There has been significant voluntary immigration of black populations from Africa and the Caribbean over the past few decades, which has changed the racial, ethnic, and political landscape in the U.S.  An important question for social scientists is how these “new” blacks will behave politically in the U.S.  How will they distinguish themselves or align themselves with native-born black Americans?  What are their policy preferences?  Dr. Greer’s talk explores the significance of black ethnic immigrants by investigating the political attitudes and behavior of these new populations and their effects on black politics at the individual, aggregate, and elite levels.  She argues that the differing historical paths of incorporation directly affect present day negotiations with race and ethnicity for differing groups of blacks in the U.S.

Sponsored by Center for Africana Research and Department of Africana Studies; Department of Political Science; Language, Literacy, and Culture Program; Department of American Studies; Mosaic Center for Culture and Diversity


The Long Shadow: Poverty, Privilege & Education in Baltimore

Karl Alexander, Research Professor of Sociology at Johns Hopkins University

The Long Shadow: Family Background, Disadvantaged Urban Youth and the Transition to Adulthood tells the story of the Baltimore-based Beginning School Study Youth Panel (BSSYP), a probability sample of typical urban children who came of age over the last decades of the 20th Century and into the first decade of the 21st.  It is an account of their social mobility from origins to destinations, framed in life-course perspective. Two characteristic mobility paths are documented, both grounded in family resources: 1) status attainment through school serves mainly to preserve middle class privilege across generations; 2) status attainment in the non-college workforce privileges lower SES whites over African Americans of like background, white men most immediately through access to high wage employment in the remnants of Baltimore’s old industrial economy and then, derivatively, to the lower SES white women who marry and partner with them.

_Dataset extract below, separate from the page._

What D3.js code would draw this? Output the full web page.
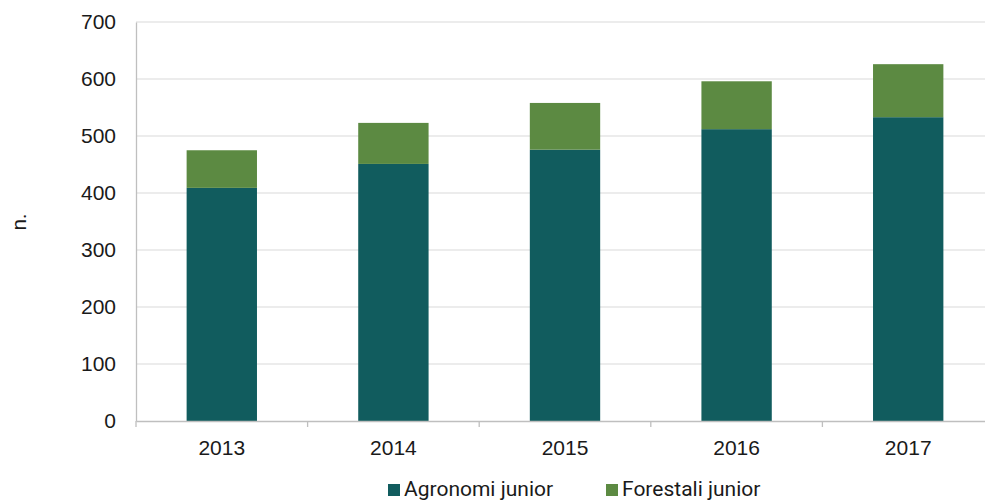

Sponsored by the Honors College; Sondheim Public Affairs Scholars Program


Psychology and Policy in Contexts of Scarcity

Eldar Shafir, William Steward Tod Professor of Psychology and Public Affairs, Princeton University

The psychology that emerges when people do not have enough (money, time, etc.) will be considered, along with some of the behaviors — commendable as well as problematic — that emerge as a result. Some implications for policy and for the conduct of everyday life will be considered.

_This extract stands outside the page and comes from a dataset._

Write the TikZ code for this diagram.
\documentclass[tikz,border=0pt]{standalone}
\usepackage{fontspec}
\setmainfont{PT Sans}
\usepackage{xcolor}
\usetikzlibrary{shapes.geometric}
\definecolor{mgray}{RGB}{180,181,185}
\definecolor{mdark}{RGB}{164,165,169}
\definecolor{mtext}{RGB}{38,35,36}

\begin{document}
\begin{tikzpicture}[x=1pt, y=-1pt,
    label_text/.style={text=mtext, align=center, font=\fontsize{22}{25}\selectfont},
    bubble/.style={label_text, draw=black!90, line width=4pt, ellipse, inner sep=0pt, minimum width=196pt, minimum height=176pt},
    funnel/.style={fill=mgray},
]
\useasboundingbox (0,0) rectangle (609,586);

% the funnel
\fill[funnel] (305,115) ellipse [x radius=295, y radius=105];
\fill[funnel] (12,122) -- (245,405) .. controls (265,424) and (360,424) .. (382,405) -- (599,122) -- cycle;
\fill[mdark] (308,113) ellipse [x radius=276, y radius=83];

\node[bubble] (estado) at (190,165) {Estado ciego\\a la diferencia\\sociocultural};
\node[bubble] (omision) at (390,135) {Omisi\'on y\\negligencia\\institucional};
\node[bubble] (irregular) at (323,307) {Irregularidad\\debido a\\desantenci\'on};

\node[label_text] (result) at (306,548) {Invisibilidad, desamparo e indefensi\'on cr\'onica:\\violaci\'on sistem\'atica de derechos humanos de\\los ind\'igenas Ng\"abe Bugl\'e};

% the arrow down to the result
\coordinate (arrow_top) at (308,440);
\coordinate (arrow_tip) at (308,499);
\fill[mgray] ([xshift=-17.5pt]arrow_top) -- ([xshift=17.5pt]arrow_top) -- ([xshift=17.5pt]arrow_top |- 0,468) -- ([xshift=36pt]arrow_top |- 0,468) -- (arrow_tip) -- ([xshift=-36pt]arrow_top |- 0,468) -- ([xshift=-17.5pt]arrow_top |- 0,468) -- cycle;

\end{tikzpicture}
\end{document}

Sponsored by the Department of Psychology


Natural and Unnatural Disasters

Brett L. Walker, Edwin O. Reischauer Visiting Professor of Japanese Studies, Department of History, and Reischauer Institute of Japanese Studies, Harvard University

3/11, Asbestos, and the Unmaking of Japan’s Modern World

In this lecture, Brett Walker will investigate asbestos in the construction and, more importantly, destruction of Japan’s built environment, with a focus on the impact of the 3/11 disaster and the later clean up.  Dr. Walker’s research is part of a larger Guggenheim-funded project concerned with the unmaking of the modern built world, and what it means for the future of human health.

Sponsored by the Department of Geography and Environmental Systems; Department of History


‘Everybody is So Hysterical and Panic Stricken…’: Grasping Black Power in the 20th Century

Dr. Rhonda Y. Williams is an associate professor and the first black person ever tenured in the History Department at Case Western Reserve University. She is the founder and director of the Social Justice Institute at CWRU, and the founder and director of CWRU’s Postdoctoral Fellowship in African American Studies. In April 2009, she was awarded CWRU’s inaugural Inclusion and Diversity Achievement Award. James Baldwin wrote: “I have never known a Negro all my life who was not obsessed with black power.”  And Rep. Shirley Chisholm (D-NY) stated: “Everybody is so hysterical and panic stricken because of the adjective that precedes the word power — “black.” So, what of this complicated term, “black power”? In her talk, based on her book Concrete Demands, Dr. Rhonda Y. Williams will examine some of the roots, routes, and expressions that have comprised the vigorous search for Black Power in the 20th century — both before and after the familiar popularization of the term in 1966 — and discuss why it’s still relevant today.